- [Direction] Reproduce the listing below character for character; drop every image.

BEGIN Material provided

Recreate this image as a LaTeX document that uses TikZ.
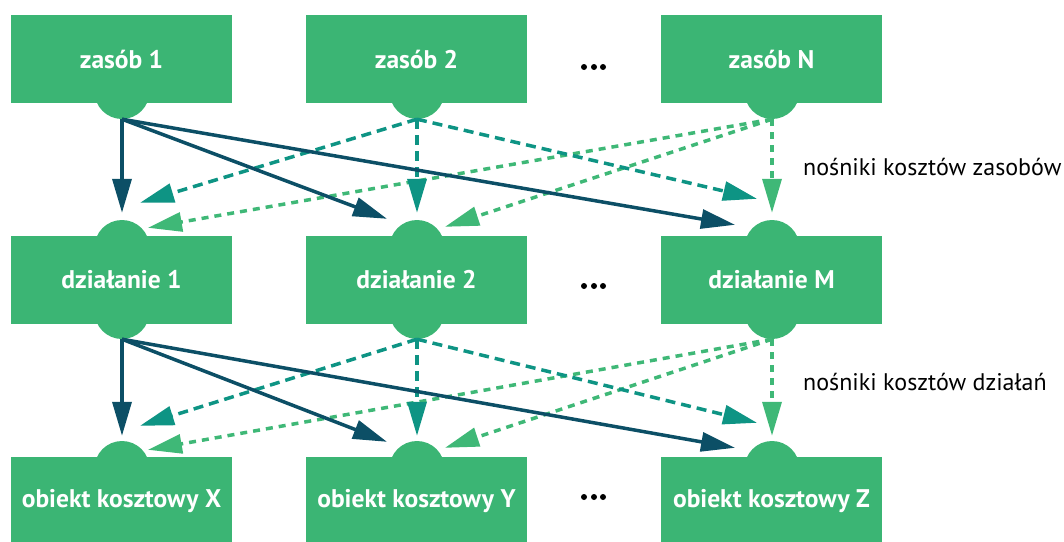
\documentclass[tikz,border=0pt]{standalone}
\usepackage{fontspec}
\setmainfont{PT Sans}
\usetikzlibrary{arrows.meta,calc}
\definecolor{boxgreen}{HTML}{3BB574}
\definecolor{darkblue}{HTML}{0C4F66}
\definecolor{tealc}{HTML}{0E9484}
\definecolor{lightg}{HTML}{3FB877}
\tikzset{
  box/.style={fill=boxgreen, minimum width=221pt, minimum height=88pt, inner sep=0pt,
    text=white, font=\bfseries\fontsize{25.5}{30}\selectfont},
  bump/.style={circle, fill=boxgreen, minimum size=55pt, inner sep=0pt},
  lbl/.style={anchor=west, inner sep=0pt, text=black, font=\fontsize{24}{28}\selectfont},
  dotn/.style={circle, fill=black, minimum size=6pt, inner sep=0pt},
  tip/.style={-{Triangle[length=34pt,width=19pt]}},
  solidarr/.style={tip, draw=darkblue, line width=3.5pt},
  tealarr/.style={tip, draw=tealc, line width=3.5pt, dash pattern=on 10pt off 6pt},
  greenarr/.style={tip, draw=lightg, line width=3.5pt, dash pattern=on 7pt off 6pt},
}
\begin{document}
\begin{tikzpicture}[x=1pt,y=-1pt]
\useasboundingbox (0,0) rectangle (1064,541);
\begin{scope}
\clip (0,0) rectangle (1064,541);
% bumps
\node[bump] (z1b) at (122,91.5) {};
\node[bump] (z2b) at (417,91.5) {};
\node[bump] (zNb) at (772,91.5) {};
\node[bump] (d1t) at (122,247.5) {};
\node[bump] (d2t) at (417,247.5) {};
\node[bump] (dMt) at (772,247.5) {};
\node[bump] (d1b) at (122,311.5) {};
\node[bump] (d2b) at (417,311.5) {};
\node[bump] (dMb) at (772,311.5) {};
\node[bump] (oXt) at (122,468.5) {};
\node[bump] (oYt) at (417,468.5) {};
\node[bump] (oZt) at (772,468.5) {};
% boxes
\node[box] (z1) at (121.5,59) {zasób 1};
\node[box] (z2) at (416.5,59) {zasób 2};
\node[box] (zN) at (771.5,59) {zasób N};
\node[box] (d1) at (121.5,279.5) {działanie 1};
\node[box] (d2) at (416.5,279.5) {działanie 2};
\node[box] (dM) at (771.5,279.5) {działanie M};
\node[box] (oX) at (121.5,501) {obiekt kosztowy X};
\node[box] (oY) at (416.5,501) {obiekt kosztowy Y};
\node[box] (oZ) at (771.5,501) {obiekt kosztowy Z};
\end{scope}
% dots
\foreach \r/\y in {a/67,b/286,c/497}{
  \node[dotn] (dots\r1) at (584,\y) {};
  \node[dotn] (dots\r2) at (594,\y) {};
  \node[dotn] (dots\r3) at (603,\y) {};
}
% labels
\node[lbl] (lz) at (803,167) {nośniki kosztów zasobów};
\node[lbl] (ld) at (803,382) {nośniki kosztów działań};
% arrow end coordinates, level 1
\coordinate (e11) at ($(d1t.north)+(0,-7)$);
\coordinate (e12) at ($(d2t.north)+(-30,-1)$);
\coordinate (e13) at ($(dMt.north)+(-37,5)$);
\coordinate (e21) at ($(d1t.north)+(18,-17)$);
\coordinate (e22) at ($(d2t.north)+(0,-7)$);
\coordinate (e23) at ($(dMt.north)+(-15,-21)$);
\coordinate (e31) at ($(d1t.north)+(26,8)$);
\coordinate (e32) at ($(d2t.north)+(28,7)$);
\coordinate (e33) at ($(dMt.north)+(0,-7)$);
% level 2
\coordinate (f11) at ($(oXt.north)+(0,-5)$);
\coordinate (f12) at ($(oYt.north)+(-30,1)$);
\coordinate (f13) at ($(oZt.north)+(-37,7)$);
\coordinate (f21) at ($(oXt.north)+(18,-15)$);
\coordinate (f22) at ($(oYt.north)+(0,-5)$);
\coordinate (f23) at ($(oZt.north)+(-15,-18)$);
\coordinate (f31) at ($(oXt.north)+(26,9)$);
\coordinate (f32) at ($(oYt.north)+(28,7)$);
\coordinate (f33) at ($(oZt.north)+(0,-5)$);
% level 1 arrows
\draw[greenarr] (zNb.south) -- (e31);
\draw[greenarr] (zNb.south) -- (e32);
\draw[greenarr] (zNb.south) -- (e33);
\draw[tealarr] (z2b.south) -- (e21);
\draw[tealarr] (z2b.south) -- (e22);
\draw[tealarr] (z2b.south) -- (e23);
\draw[solidarr] (z1b.south) -- (e11);
\draw[solidarr] (z1b.south) -- (e12);
\draw[solidarr] (z1b.south) -- (e13);
% level 2 arrows
\draw[greenarr] (dMb.south) -- (f31);
\draw[greenarr] (dMb.south) -- (f32);
\draw[greenarr] (dMb.south) -- (f33);
\draw[tealarr] (d2b.south) -- (f21);
\draw[tealarr] (d2b.south) -- (f22);
\draw[tealarr] (d2b.south) -- (f23);
\draw[solidarr] (d1b.south) -- (f11);
\draw[solidarr] (d1b.south) -- (f12);
\draw[solidarr] (d1b.south) -- (f13);
\end{tikzpicture}
\end{document}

END Material provided

- [Reply]
Recreate this image as a LaTeX document that uses TikZ.
\documentclass[tikz,border=0pt]{standalone}
\usepackage{fontspec}
\setmainfont{PT Sans}
\usetikzlibrary{arrows.meta,calc}
\definecolor{boxgreen}{HTML}{3BB574}
\definecolor{darkblue}{HTML}{0C4F66}
\definecolor{tealc}{HTML}{0E9484}
\definecolor{lightg}{HTML}{3FB877}
\tikzset{
  box/.style={fill=boxgreen, minimum width=221pt, minimum height=88pt, inner sep=0pt,
    text=white, font=\bfseries\fontsize{25.5}{30}\selectfont},
  bump/.style={circle, fill=boxgreen, minimum size=55pt, inner sep=0pt},
  lbl/.style={anchor=west, inner sep=0pt, text=black, font=\fontsize{24}{28}\selectfont},
  dotn/.style={circle, fill=black, minimum size=6pt, inner sep=0pt},
  tip/.style={-{Triangle[length=34pt,width=19pt]}},
  solidarr/.style={tip, draw=darkblue, line width=3.5pt},
  tealarr/.style={tip, draw=tealc, line width=3.5pt, dash pattern=on 10pt off 6pt},
  greenarr/.style={tip, draw=lightg, line width=3.5pt, dash pattern=on 7pt off 6pt},
}
\begin{document}
\begin{tikzpicture}[x=1pt,y=-1pt]
\useasboundingbox (0,0) rectangle (1064,541);
\begin{scope}
\clip (0,0) rectangle (1064,541);
% bumps
\node[bump] (z1b) at (122,91.5) {};
\node[bump] (z2b) at (417,91.5) {};
\node[bump] (zNb) at (772,91.5) {};
\node[bump] (d1t) at (122,247.5) {};
\node[bump] (d2t) at (417,247.5) {};
\node[bump] (dMt) at (772,247.5) {};
\node[bump] (d1b) at (122,311.5) {};
\node[bump] (d2b) at (417,311.5) {};
\node[bump] (dMb) at (772,311.5) {};
\node[bump] (oXt) at (122,468.5) {};
\node[bump] (oYt) at (417,468.5) {};
\node[bump] (oZt) at (772,468.5) {};
% boxes
\node[box] (z1) at (121.5,59) {zasób 1};
\node[box] (z2) at (416.5,59) {zasób 2};
\node[box] (zN) at (771.5,59) {zasób N};
\node[box] (d1) at (121.5,279.5) {działanie 1};
\node[box] (d2) at (416.5,279.5) {działanie 2};
\node[box] (dM) at (771.5,279.5) {działanie M};
\node[box] (oX) at (121.5,501) {obiekt kosztowy X};
\node[box] (oY) at (416.5,501) {obiekt kosztowy Y};
\node[box] (oZ) at (771.5,501) {obiekt kosztowy Z};
\end{scope}
% dots
\foreach \r/\y in {a/67,b/286,c/497}{
  \node[dotn] (dots\r1) at (584,\y) {};
  \node[dotn] (dots\r2) at (594,\y) {};
  \node[dotn] (dots\r3) at (603,\y) {};
}
% labels
\node[lbl] (lz) at (803,167) {nośniki kosztów zasobów};
\node[lbl] (ld) at (803,382) {nośniki kosztów działań};
% arrow end coordinates, level 1
\coordinate (e11) at ($(d1t.north)+(0,-7)$);
\coordinate (e12) at ($(d2t.north)+(-30,-1)$);
\coordinate (e13) at ($(dMt.north)+(-37,5)$);
\coordinate (e21) at ($(d1t.north)+(18,-17)$);
\coordinate (e22) at ($(d2t.north)+(0,-7)$);
\coordinate (e23) at ($(dMt.north)+(-15,-21)$);
\coordinate (e31) at ($(d1t.north)+(26,8)$);
\coordinate (e32) at ($(d2t.north)+(28,7)$);
\coordinate (e33) at ($(dMt.north)+(0,-7)$);
% level 2
\coordinate (f11) at ($(oXt.north)+(0,-5)$);
\coordinate (f12) at ($(oYt.north)+(-30,1)$);
\coordinate (f13) at ($(oZt.north)+(-37,7)$);
\coordinate (f21) at ($(oXt.north)+(18,-15)$);
\coordinate (f22) at ($(oYt.north)+(0,-5)$);
\coordinate (f23) at ($(oZt.north)+(-15,-18)$);
\coordinate (f31) at ($(oXt.north)+(26,9)$);
\coordinate (f32) at ($(oYt.north)+(28,7)$);
\coordinate (f33) at ($(oZt.north)+(0,-5)$);
% level 1 arrows
\draw[greenarr] (zNb.south) -- (e31);
\draw[greenarr] (zNb.south) -- (e32);
\draw[greenarr] (zNb.south) -- (e33);
\draw[tealarr] (z2b.south) -- (e21);
\draw[tealarr] (z2b.south) -- (e22);
\draw[tealarr] (z2b.south) -- (e23);
\draw[solidarr] (z1b.south) -- (e11);
\draw[solidarr] (z1b.south) -- (e12);
\draw[solidarr] (z1b.south) -- (e13);
% level 2 arrows
\draw[greenarr] (dMb.south) -- (f31);
\draw[greenarr] (dMb.south) -- (f32);
\draw[greenarr] (dMb.south) -- (f33);
\draw[tealarr] (d2b.south) -- (f21);
\draw[tealarr] (d2b.south) -- (f22);
\draw[tealarr] (d2b.south) -- (f23);
\draw[solidarr] (d1b.south) -- (f11);
\draw[solidarr] (d1b.south) -- (f12);
\draw[solidarr] (d1b.south) -- (f13);
\end{tikzpicture}
\end{document}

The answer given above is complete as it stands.